= Reppert School of Auctioneering =

The Reppert School of Auctioneering is an auctioneer education provider, since 1921.

== History ==
The Reppert School of Auctioneering was founded in 1921 by Col. Fred Reppert of Decatur, Indiana. Fred Reppert started in the auction business as a young boy and quickly rose to the top of his profession, selling auctions in every state of America, and in every province of Canada and Mexico.

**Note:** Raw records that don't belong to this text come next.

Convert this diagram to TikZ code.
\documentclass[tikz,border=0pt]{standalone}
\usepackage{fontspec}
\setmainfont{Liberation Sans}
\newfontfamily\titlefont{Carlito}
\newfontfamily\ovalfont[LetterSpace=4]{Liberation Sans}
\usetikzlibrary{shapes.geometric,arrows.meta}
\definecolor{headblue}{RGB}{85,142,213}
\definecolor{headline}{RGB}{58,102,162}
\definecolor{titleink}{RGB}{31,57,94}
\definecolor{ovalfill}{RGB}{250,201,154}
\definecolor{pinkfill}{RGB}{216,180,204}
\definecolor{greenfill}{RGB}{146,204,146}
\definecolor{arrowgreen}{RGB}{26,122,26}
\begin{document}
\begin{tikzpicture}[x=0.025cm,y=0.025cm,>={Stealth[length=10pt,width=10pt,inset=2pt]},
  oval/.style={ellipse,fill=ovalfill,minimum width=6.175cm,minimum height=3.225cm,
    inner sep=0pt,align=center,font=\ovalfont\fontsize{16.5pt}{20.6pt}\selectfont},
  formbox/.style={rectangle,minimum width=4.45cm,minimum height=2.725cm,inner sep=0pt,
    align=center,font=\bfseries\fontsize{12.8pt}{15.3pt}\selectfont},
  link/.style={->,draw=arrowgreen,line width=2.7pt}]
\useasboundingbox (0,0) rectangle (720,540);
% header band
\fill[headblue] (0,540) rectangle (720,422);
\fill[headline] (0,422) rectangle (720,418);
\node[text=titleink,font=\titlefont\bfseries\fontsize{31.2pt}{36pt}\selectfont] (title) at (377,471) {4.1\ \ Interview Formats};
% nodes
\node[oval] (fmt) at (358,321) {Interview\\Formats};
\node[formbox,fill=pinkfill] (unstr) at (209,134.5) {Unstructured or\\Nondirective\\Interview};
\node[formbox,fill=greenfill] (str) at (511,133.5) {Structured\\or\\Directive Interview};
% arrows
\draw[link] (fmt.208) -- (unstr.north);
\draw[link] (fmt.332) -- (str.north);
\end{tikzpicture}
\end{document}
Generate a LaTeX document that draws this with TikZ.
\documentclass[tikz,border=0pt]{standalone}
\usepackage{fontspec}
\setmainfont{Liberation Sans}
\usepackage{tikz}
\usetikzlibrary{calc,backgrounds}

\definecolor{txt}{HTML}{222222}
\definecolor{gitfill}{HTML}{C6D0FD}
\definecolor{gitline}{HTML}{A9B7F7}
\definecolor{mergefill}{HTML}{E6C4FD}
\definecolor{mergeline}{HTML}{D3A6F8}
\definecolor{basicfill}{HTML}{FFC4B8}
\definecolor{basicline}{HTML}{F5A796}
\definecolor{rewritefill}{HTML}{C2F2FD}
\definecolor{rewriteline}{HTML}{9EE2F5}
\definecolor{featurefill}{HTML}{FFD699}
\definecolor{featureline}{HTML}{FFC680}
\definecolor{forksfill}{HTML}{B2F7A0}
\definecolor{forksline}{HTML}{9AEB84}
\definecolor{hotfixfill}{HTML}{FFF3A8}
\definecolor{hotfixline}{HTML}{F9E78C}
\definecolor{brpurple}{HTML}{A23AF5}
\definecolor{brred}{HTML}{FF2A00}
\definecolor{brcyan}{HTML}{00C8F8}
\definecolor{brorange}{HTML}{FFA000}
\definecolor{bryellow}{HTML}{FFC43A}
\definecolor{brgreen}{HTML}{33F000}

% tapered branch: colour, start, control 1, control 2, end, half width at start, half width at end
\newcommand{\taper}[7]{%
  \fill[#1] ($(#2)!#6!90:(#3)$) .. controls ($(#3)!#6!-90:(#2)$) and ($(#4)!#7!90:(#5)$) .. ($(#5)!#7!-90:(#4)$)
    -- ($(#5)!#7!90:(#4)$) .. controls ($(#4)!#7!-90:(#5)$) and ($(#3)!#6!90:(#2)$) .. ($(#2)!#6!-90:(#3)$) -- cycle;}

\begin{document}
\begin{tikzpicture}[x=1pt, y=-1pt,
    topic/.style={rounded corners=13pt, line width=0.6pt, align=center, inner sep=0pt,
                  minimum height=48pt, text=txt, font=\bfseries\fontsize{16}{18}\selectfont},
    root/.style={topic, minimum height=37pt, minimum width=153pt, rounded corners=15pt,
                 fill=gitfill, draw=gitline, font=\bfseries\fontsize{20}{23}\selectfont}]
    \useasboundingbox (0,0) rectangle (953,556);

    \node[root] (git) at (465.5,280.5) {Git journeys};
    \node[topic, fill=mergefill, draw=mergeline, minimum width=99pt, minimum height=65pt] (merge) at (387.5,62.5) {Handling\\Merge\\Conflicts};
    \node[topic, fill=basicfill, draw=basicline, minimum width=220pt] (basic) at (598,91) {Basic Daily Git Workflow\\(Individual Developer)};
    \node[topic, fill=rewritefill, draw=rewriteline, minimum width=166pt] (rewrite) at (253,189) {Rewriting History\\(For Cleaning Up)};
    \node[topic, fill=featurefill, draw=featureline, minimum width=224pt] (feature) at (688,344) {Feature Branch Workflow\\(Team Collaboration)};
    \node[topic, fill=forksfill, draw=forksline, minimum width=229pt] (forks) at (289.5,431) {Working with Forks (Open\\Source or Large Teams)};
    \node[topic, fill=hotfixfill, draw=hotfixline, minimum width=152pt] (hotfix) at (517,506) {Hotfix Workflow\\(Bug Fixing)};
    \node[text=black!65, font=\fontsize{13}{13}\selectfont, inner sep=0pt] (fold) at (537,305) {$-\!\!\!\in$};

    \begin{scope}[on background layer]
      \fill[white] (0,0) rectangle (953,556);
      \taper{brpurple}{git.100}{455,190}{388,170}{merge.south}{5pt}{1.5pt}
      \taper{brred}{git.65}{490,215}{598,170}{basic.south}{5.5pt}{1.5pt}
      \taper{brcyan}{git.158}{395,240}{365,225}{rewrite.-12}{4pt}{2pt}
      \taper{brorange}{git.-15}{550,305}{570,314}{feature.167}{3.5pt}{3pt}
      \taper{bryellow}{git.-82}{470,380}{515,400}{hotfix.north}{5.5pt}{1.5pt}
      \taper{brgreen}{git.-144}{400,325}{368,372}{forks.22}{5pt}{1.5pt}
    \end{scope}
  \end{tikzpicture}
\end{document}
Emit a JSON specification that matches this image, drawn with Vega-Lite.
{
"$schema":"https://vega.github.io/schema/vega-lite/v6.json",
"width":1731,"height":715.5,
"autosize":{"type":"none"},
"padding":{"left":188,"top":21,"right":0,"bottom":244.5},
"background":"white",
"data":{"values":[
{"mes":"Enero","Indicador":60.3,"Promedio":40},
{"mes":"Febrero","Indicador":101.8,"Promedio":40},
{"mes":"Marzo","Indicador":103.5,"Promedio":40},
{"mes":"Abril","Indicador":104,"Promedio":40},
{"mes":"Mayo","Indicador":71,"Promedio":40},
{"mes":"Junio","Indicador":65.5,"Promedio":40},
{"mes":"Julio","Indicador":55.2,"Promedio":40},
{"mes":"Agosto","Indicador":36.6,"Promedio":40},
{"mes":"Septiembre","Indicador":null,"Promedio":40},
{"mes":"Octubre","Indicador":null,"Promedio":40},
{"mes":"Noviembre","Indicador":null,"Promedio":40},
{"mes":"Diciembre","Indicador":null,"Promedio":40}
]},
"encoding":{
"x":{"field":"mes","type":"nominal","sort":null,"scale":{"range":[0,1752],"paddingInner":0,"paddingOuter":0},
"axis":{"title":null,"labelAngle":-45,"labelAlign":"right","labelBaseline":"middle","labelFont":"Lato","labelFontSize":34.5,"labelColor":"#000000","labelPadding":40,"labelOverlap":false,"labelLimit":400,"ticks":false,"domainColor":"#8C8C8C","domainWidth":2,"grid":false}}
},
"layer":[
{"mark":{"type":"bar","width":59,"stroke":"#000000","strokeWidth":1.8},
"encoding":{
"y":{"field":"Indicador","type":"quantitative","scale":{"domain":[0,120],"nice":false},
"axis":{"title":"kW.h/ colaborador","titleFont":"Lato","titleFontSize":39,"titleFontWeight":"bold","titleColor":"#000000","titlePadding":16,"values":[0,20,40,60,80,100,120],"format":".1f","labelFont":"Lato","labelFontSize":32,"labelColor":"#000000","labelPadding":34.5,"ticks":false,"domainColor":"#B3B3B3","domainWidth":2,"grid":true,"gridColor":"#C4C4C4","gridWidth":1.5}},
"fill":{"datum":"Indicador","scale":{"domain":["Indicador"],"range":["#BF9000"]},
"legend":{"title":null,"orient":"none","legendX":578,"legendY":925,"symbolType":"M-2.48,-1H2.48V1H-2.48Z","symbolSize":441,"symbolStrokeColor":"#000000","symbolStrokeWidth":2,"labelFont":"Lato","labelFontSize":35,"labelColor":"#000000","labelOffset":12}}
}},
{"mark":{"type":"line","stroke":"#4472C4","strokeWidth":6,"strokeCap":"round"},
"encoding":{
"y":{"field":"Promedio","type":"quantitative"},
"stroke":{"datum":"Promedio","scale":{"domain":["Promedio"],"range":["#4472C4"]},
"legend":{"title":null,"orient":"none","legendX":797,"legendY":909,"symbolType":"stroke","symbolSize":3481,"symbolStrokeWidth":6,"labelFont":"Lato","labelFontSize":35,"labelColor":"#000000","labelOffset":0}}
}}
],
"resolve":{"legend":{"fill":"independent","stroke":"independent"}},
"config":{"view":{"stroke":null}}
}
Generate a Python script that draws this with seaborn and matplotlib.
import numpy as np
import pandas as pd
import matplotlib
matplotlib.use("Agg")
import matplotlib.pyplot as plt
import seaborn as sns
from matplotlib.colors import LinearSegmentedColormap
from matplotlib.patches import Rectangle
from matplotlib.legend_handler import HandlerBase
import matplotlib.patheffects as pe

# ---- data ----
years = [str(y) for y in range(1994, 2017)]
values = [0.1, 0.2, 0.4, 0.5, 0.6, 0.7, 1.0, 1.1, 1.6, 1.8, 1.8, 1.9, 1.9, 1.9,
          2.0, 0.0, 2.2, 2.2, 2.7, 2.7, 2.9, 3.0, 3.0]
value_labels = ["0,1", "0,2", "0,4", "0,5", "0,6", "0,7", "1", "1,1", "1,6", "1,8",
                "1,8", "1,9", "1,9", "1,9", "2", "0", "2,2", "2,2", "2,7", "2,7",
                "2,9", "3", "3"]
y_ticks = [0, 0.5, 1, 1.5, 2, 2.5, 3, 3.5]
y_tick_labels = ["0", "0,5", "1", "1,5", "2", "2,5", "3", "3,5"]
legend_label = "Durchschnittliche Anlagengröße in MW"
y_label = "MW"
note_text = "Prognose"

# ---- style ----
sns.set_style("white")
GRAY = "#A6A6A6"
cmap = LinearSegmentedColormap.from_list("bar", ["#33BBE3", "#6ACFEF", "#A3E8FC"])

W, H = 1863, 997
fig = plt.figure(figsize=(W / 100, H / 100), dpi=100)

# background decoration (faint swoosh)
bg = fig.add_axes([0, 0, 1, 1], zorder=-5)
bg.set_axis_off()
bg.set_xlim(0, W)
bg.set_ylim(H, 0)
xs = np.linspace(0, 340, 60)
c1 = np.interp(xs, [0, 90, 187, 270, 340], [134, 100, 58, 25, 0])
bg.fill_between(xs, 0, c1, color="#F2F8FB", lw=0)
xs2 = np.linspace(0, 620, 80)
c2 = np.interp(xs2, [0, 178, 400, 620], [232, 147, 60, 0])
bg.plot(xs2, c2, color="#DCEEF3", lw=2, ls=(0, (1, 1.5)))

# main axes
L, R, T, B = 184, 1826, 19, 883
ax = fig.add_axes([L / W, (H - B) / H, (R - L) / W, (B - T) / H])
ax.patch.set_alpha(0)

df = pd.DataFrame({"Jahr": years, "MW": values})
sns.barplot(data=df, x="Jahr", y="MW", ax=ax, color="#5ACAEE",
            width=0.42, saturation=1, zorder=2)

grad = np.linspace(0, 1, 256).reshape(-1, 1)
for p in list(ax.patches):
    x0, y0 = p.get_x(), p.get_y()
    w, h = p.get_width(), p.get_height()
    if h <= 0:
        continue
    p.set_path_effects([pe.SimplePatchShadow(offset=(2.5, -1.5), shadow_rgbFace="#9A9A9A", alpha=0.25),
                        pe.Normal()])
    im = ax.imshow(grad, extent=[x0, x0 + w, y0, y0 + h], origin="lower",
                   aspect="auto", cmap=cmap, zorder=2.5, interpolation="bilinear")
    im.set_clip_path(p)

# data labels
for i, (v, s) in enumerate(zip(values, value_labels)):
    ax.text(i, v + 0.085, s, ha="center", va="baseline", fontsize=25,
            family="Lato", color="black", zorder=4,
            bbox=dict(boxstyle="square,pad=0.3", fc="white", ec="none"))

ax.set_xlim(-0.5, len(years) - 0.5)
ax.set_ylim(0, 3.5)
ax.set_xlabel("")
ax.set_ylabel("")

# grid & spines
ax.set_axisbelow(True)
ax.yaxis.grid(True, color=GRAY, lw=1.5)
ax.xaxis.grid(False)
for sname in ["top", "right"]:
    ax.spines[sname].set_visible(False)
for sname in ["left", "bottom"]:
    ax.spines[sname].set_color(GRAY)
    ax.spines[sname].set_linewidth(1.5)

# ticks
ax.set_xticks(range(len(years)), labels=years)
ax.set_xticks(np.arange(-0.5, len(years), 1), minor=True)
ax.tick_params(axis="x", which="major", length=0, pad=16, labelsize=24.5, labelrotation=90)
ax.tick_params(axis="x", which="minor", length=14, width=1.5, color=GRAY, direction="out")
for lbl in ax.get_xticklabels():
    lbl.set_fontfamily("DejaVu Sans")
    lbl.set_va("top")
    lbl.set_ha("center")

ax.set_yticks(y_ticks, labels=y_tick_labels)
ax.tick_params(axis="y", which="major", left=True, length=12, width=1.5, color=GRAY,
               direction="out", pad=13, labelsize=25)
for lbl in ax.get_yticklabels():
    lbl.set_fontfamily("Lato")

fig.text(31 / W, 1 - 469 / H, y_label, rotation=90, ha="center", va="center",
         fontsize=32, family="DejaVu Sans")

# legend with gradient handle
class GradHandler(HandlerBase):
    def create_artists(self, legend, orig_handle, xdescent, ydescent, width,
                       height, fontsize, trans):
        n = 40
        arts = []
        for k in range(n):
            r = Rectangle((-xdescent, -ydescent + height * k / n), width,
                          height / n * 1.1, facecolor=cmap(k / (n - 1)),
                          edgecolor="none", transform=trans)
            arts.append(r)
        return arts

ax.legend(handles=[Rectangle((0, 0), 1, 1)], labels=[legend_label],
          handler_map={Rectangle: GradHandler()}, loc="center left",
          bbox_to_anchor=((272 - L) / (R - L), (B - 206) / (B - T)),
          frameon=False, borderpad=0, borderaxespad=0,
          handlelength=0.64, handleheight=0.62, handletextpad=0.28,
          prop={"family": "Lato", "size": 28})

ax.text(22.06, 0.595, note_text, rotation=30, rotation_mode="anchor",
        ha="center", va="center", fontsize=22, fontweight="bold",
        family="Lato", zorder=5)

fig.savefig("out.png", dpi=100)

The school's tradition as an institution for auction education was carried on by Fred Reppert's daughter Eleanor and later by his son Rolland Reppert, M.D., who both owned and operated the school, with the assistance of Quentin R. Chaffee, who served as the school's dean of instruction. Phil Neuenschwander and Ron Chaffee then operated the school from 1980 until 1996, when it was purchased by Dennis Kruse of Auburn, Indiana. Dennis Kruse, a 1964 graduate of Repperts, a past president of the National Auctioneers Association, Indiana State Senator, and Trine University Board of Trustees member, now serves as president emeritus of the auction school. In May 2011, Reppert Auction School was purchased by Jack Christy and his daughter Melissa Davis of Christy's of Indiana. John Kruse, Dennis's son and one of the principles of Worldwide Auctioneers, purchased the school in September 2017. He is now president of the school, and his brother Matthew Kruse is the Dean of Instruction. Ron Chaffee served as the dean and dean emeritus of the school until his death in 2019. His father Q.R. Chaffee was Dean of the school from 1938 until his death.

The school held three-week classes twice a year from 1921 to 1985, with all the classes being held in Decatur, Indiana, with the exception of one class given in Colorado. In 1985, the school format was changed to two weeks, and was offered three times a year. After the purchase by Dennis Kruse, the number of class terms was expanded to four a year, with additional classes being given for a short time in Scottsdale, Arizona, and Indianapolis, Indiana. The auction school gave classes in Indianapolis from 2012 through 2018. The school currently offers a ten-day auction training class three times a year in their Auburn, Indiana location at Kruse Plaza.

The Reppert School of Auctioneering has had graduates from every state in the United States, as well as multiple foreign countries, and is the nation's longest continually operated auction school, with classes every year since 1921.

== Location ==
The auction school was originally located in Decatur, Indiana. The school was located on the Reppert Farm, which was also the location of the Bellmont Track and is the current location of Bellmont High School. Reppert was moved to Auburn, Indiana, from 1996 to 2011. Reppert then moved to Indianapolis from 2011 to 2017 and was held at the Christy's Auction Gallery. The auction school moved back to Auburn in 2017.

== Curriculum ==
Repperts School of Auctioneering has an 80-hour, ten-day course that focuses on the business aspects of the auction profession. The curriculum is divided into seven sections, which include:

1. Instruction on how to set up and manage an auction business
2. The legal aspects of auctions
3. Advertising and marketing
4. The auction chant, bid calling, voice and ringwork
5. Auction preparation, conduction and settlement
6. Appraising and real estate
7. Specialty Auction types

Repperts is approved to offer pre-licensing education in almost every state that requires attendance at an auction school. Repperts provides the required hours of auction instruction for
Alabama,
Florida,
Georgia,
Indiana,
Louisiana,
Michigan, Mississippi, New Hampshire,
North Carolina,
Ohio,
South Carolina,
Tennessee,
Texas,
Virginia,
and West Virginia.

== Continuing Education ==
The Reppert School of Auctioneering is also a provider of continuing education for auctioneers. Repperts is approved to offer continuing education in multiple states and has provided seminars for multiple state auctioneer associations.